And this is a declaration of what was left for later artists to achieve. The problem of putting real human beings in their true surroundings was stated by Millet, solved in his pastels, and left unsolved in his oil paintings. This same problem had to be taken up afresh by his successors, and followed to its furthest consequences. At the same time, it was necessary to widen the choice of subject.
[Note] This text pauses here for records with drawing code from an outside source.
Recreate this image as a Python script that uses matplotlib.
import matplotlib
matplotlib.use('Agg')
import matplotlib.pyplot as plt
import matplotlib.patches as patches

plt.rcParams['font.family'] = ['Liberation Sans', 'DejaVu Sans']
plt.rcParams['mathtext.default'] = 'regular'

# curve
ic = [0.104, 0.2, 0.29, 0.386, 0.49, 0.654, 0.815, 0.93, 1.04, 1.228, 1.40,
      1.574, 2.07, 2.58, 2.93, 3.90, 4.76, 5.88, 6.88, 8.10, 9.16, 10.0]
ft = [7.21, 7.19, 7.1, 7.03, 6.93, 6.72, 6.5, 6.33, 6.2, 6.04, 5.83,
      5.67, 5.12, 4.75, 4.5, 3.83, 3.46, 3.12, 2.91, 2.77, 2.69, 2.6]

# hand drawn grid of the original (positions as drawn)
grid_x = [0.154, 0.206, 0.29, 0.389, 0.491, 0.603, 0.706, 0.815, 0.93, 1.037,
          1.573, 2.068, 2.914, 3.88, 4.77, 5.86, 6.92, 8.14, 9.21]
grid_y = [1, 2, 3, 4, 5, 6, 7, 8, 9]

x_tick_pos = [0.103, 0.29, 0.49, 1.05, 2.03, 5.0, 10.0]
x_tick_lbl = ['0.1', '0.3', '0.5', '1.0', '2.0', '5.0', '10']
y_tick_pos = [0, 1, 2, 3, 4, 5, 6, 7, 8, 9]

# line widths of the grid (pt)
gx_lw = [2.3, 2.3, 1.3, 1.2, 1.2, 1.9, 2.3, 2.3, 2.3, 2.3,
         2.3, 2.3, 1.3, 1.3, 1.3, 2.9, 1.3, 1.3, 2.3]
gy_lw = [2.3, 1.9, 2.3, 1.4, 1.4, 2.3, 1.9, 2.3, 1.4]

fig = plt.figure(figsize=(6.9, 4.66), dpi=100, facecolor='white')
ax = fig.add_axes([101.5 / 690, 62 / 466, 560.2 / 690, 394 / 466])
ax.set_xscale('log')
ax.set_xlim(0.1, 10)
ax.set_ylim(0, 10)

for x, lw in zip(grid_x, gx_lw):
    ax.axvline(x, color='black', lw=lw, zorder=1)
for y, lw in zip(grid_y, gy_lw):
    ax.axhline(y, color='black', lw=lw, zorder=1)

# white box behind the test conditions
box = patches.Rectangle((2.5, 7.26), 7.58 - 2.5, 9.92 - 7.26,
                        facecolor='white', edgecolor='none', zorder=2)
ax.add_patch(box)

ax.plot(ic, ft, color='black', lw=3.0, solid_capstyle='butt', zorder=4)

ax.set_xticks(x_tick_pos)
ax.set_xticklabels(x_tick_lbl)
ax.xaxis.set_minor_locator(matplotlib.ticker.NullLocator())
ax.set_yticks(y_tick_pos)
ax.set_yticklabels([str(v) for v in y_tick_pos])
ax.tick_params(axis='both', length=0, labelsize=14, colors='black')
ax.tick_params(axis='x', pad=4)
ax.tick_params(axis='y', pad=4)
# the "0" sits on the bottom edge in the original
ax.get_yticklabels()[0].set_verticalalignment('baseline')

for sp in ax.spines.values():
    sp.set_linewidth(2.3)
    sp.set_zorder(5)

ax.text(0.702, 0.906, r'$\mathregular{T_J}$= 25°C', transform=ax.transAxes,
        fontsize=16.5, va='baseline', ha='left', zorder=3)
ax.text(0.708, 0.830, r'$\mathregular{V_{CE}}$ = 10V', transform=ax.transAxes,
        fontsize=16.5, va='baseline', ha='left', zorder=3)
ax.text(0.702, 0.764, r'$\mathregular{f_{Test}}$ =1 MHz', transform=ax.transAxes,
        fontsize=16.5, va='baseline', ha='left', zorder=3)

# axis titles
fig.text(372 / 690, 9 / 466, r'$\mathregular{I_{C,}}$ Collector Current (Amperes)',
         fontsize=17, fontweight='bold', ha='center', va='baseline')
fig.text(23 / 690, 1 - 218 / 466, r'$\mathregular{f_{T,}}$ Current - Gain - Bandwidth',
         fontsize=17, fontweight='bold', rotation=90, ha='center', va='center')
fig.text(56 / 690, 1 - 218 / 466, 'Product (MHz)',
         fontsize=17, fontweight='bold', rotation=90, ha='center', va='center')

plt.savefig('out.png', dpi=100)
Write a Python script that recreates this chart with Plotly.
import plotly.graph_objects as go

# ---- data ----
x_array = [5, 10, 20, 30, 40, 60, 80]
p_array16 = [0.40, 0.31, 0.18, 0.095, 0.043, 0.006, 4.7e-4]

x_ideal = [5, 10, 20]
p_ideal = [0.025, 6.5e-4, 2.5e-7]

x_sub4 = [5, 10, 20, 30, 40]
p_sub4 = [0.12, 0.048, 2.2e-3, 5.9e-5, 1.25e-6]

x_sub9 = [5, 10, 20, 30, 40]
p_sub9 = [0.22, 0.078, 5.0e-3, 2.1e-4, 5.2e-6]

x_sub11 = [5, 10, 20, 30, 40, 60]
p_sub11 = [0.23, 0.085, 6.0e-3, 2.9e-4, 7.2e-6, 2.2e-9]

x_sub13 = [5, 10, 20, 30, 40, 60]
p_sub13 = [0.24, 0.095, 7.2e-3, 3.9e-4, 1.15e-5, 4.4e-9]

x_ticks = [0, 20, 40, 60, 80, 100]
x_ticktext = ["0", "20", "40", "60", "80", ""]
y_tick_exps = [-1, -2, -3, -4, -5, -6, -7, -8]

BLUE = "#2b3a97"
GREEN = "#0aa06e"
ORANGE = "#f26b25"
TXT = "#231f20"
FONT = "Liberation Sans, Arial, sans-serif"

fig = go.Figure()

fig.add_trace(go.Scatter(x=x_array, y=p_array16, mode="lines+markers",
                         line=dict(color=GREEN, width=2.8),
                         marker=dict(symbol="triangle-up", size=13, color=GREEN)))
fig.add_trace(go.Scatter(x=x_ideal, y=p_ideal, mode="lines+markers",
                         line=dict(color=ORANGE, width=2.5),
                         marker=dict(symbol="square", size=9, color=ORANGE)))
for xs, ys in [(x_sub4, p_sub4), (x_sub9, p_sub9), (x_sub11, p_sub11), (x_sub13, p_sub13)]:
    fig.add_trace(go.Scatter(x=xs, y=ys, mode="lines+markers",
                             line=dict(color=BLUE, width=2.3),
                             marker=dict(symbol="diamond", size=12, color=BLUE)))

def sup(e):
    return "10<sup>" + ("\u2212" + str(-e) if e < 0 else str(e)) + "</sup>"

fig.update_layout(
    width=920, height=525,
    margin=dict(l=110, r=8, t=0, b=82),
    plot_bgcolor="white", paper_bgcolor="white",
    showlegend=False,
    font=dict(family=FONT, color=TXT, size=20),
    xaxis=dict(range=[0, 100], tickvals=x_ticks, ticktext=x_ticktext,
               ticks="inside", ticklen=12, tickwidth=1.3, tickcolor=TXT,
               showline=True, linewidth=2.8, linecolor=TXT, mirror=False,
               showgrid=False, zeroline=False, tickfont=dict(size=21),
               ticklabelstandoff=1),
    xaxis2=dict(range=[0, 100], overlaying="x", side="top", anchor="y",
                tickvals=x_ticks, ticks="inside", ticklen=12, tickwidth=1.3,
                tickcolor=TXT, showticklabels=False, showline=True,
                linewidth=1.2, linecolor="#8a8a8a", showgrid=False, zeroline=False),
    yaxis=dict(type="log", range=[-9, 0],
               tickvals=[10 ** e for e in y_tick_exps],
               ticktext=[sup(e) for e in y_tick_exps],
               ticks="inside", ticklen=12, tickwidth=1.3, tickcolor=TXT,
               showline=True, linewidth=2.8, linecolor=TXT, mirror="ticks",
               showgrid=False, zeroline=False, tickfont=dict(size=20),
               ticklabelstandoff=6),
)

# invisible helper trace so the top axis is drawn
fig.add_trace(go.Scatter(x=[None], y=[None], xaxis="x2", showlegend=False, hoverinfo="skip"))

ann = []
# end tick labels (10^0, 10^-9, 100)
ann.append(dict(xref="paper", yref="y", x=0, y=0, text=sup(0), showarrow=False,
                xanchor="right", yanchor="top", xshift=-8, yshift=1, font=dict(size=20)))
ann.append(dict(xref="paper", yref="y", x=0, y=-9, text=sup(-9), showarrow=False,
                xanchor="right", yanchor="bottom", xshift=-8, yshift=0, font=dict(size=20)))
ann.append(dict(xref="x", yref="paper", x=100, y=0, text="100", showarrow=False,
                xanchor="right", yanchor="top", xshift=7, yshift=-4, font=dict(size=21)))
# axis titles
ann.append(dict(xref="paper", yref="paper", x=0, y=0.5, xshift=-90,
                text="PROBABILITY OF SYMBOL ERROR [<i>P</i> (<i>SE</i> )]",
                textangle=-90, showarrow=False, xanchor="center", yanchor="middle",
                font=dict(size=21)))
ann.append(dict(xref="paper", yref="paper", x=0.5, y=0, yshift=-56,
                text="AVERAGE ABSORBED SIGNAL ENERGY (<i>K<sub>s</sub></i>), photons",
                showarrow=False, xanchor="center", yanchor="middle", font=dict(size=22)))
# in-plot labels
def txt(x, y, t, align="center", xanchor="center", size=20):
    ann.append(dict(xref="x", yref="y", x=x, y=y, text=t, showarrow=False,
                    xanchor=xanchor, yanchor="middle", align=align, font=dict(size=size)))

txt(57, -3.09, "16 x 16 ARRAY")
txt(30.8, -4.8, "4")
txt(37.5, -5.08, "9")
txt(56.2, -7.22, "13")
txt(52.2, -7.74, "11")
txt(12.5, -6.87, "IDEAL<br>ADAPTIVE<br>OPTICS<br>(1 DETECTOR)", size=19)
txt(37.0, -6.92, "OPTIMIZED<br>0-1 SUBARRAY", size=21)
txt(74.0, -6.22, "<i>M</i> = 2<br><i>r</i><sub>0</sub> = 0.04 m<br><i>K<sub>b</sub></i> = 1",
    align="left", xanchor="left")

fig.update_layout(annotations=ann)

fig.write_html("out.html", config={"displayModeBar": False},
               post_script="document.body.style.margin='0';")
For it is characteristic of Millet, the great peasant, that his art is exclusively concerned with peasants. His sensitive spirit, which from youth upwards had compassion for the hard toil and misery of the country folk, was blind to the sufferings of the artisans of the city, amid whom he had lived in Paris in his student days. The ouvrier, too, has his poetry and his grandeur. As there is a cry of the earth, so is there also a cry, as loud and as eloquent, which goes up from the pavement of great cities. Millet lived in Paris during a critical and terrible time. He was there during the years of ferment at the close of the reign of Louis Philippe. Around him there muttered all the terrors of Socialism and Communism. He was there during the February Revolution and during the days of June. While the artisans fought on the barricades he was painting “The Winnower.” The misery of Paris and the sufferings of the populace did not move him. Millet, the peasant, had a heart only for the peasantry. He was blind to the sufferings, blind to the charms of modern city life. Paris seemed to him a “miserable, dirty nest.” There was no picturesque aspect of the great town that fascinated him. He felt neither its grace, its elegance and charming frivolity, nor remarked the mighty modern movement of ideas and the noble humanity which set their seal upon that humanitarian century. The development of French art had to move in both of these directions. It was partly necessary to take up afresh with improved instruments the problem of the modern conception of colour, touched on by Millet; it was partly necessary to extend from the painting of peasants to modern life the principle formulated by Millet, “Le beau c’est le vrai,” to transfer it from the forest of Fontainebleau to Paris, from the solitude to life, from the evening gloom to sunlight, from the softness of romance to hard reality.
The fourth book of this work will be devoted to the consideration of those masters who, acting on this principle, extended beyond the range of Millet and brought the art which he had created to fuller fruition.